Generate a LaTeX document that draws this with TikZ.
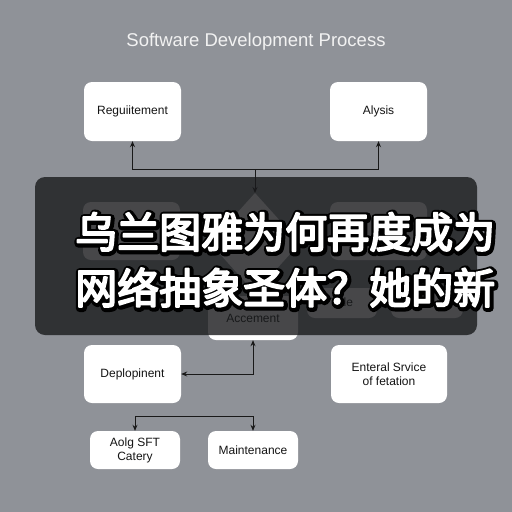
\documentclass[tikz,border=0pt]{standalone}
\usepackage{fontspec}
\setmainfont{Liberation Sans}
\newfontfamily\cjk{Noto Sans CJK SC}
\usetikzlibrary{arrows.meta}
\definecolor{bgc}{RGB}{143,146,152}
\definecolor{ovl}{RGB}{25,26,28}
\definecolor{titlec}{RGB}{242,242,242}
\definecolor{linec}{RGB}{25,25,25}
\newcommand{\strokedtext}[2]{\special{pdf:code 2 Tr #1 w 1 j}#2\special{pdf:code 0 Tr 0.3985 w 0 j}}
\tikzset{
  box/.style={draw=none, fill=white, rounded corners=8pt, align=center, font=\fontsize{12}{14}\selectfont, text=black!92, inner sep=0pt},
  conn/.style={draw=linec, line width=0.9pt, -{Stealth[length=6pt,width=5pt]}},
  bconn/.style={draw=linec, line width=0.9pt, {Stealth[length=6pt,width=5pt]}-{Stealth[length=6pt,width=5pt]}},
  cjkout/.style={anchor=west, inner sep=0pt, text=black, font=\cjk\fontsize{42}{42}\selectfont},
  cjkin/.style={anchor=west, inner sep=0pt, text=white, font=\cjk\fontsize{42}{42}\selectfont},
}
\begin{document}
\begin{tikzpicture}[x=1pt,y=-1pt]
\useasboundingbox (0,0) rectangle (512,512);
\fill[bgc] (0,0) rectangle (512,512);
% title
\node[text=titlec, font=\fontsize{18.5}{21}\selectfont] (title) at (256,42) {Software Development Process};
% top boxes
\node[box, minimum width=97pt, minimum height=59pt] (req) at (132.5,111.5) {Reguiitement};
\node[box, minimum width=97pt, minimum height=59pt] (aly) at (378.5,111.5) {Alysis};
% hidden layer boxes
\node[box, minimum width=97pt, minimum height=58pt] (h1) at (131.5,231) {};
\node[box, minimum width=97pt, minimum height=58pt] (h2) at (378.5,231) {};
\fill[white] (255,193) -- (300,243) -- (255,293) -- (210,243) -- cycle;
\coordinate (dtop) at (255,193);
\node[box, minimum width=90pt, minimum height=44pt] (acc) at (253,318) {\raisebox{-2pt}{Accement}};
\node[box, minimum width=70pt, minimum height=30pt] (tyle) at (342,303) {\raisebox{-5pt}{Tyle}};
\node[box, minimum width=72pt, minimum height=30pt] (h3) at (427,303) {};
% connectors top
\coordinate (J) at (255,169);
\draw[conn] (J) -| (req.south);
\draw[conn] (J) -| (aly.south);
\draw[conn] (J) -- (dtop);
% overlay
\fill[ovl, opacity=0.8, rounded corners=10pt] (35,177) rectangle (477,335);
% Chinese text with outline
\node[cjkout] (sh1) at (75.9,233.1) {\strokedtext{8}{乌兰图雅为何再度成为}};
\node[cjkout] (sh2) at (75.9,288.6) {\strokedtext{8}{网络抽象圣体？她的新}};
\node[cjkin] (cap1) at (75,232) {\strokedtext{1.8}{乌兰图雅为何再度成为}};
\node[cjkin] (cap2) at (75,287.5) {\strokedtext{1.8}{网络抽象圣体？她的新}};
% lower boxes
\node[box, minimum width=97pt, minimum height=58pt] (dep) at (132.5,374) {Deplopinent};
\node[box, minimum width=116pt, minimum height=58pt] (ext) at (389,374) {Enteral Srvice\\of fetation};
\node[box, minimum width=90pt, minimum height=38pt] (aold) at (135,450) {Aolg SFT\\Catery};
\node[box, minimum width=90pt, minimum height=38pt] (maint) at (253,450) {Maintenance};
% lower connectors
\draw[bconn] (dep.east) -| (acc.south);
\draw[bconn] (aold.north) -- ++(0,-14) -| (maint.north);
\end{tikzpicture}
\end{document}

━━━━━━━━━━━━━━━━━━━━

*Problem*. Each line of the material must be retyped exactly, except that images are omitted.

*Full solution*.
Generate a LaTeX document that draws this with TikZ.
\documentclass[tikz,border=0pt]{standalone}
\usepackage{fontspec}
\setmainfont{Liberation Sans}
\newfontfamily\cjk{Noto Sans CJK SC}
\usetikzlibrary{arrows.meta}
\definecolor{bgc}{RGB}{143,146,152}
\definecolor{ovl}{RGB}{25,26,28}
\definecolor{titlec}{RGB}{242,242,242}
\definecolor{linec}{RGB}{25,25,25}
\newcommand{\strokedtext}[2]{\special{pdf:code 2 Tr #1 w 1 j}#2\special{pdf:code 0 Tr 0.3985 w 0 j}}
\tikzset{
  box/.style={draw=none, fill=white, rounded corners=8pt, align=center, font=\fontsize{12}{14}\selectfont, text=black!92, inner sep=0pt},
  conn/.style={draw=linec, line width=0.9pt, -{Stealth[length=6pt,width=5pt]}},
  bconn/.style={draw=linec, line width=0.9pt, {Stealth[length=6pt,width=5pt]}-{Stealth[length=6pt,width=5pt]}},
  cjkout/.style={anchor=west, inner sep=0pt, text=black, font=\cjk\fontsize{42}{42}\selectfont},
  cjkin/.style={anchor=west, inner sep=0pt, text=white, font=\cjk\fontsize{42}{42}\selectfont},
}
\begin{document}
\begin{tikzpicture}[x=1pt,y=-1pt]
\useasboundingbox (0,0) rectangle (512,512);
\fill[bgc] (0,0) rectangle (512,512);
% title
\node[text=titlec, font=\fontsize{18.5}{21}\selectfont] (title) at (256,42) {Software Development Process};
% top boxes
\node[box, minimum width=97pt, minimum height=59pt] (req) at (132.5,111.5) {Reguiitement};
\node[box, minimum width=97pt, minimum height=59pt] (aly) at (378.5,111.5) {Alysis};
% hidden layer boxes
\node[box, minimum width=97pt, minimum height=58pt] (h1) at (131.5,231) {};
\node[box, minimum width=97pt, minimum height=58pt] (h2) at (378.5,231) {};
\fill[white] (255,193) -- (300,243) -- (255,293) -- (210,243) -- cycle;
\coordinate (dtop) at (255,193);
\node[box, minimum width=90pt, minimum height=44pt] (acc) at (253,318) {\raisebox{-2pt}{Accement}};
\node[box, minimum width=70pt, minimum height=30pt] (tyle) at (342,303) {\raisebox{-5pt}{Tyle}};
\node[box, minimum width=72pt, minimum height=30pt] (h3) at (427,303) {};
% connectors top
\coordinate (J) at (255,169);
\draw[conn] (J) -| (req.south);
\draw[conn] (J) -| (aly.south);
\draw[conn] (J) -- (dtop);
% overlay
\fill[ovl, opacity=0.8, rounded corners=10pt] (35,177) rectangle (477,335);
% Chinese text with outline
\node[cjkout] (sh1) at (75.9,233.1) {\strokedtext{8}{乌兰图雅为何再度成为}};
\node[cjkout] (sh2) at (75.9,288.6) {\strokedtext{8}{网络抽象圣体？她的新}};
\node[cjkin] (cap1) at (75,232) {\strokedtext{1.8}{乌兰图雅为何再度成为}};
\node[cjkin] (cap2) at (75,287.5) {\strokedtext{1.8}{网络抽象圣体？她的新}};
% lower boxes
\node[box, minimum width=97pt, minimum height=58pt] (dep) at (132.5,374) {Deplopinent};
\node[box, minimum width=116pt, minimum height=58pt] (ext) at (389,374) {Enteral Srvice\\of fetation};
\node[box, minimum width=90pt, minimum height=38pt] (aold) at (135,450) {Aolg SFT\\Catery};
\node[box, minimum width=90pt, minimum height=38pt] (maint) at (253,450) {Maintenance};
% lower connectors
\draw[bconn] (dep.east) -| (acc.south);
\draw[bconn] (aold.north) -- ++(0,-14) -| (maint.north);
\end{tikzpicture}
\end{document}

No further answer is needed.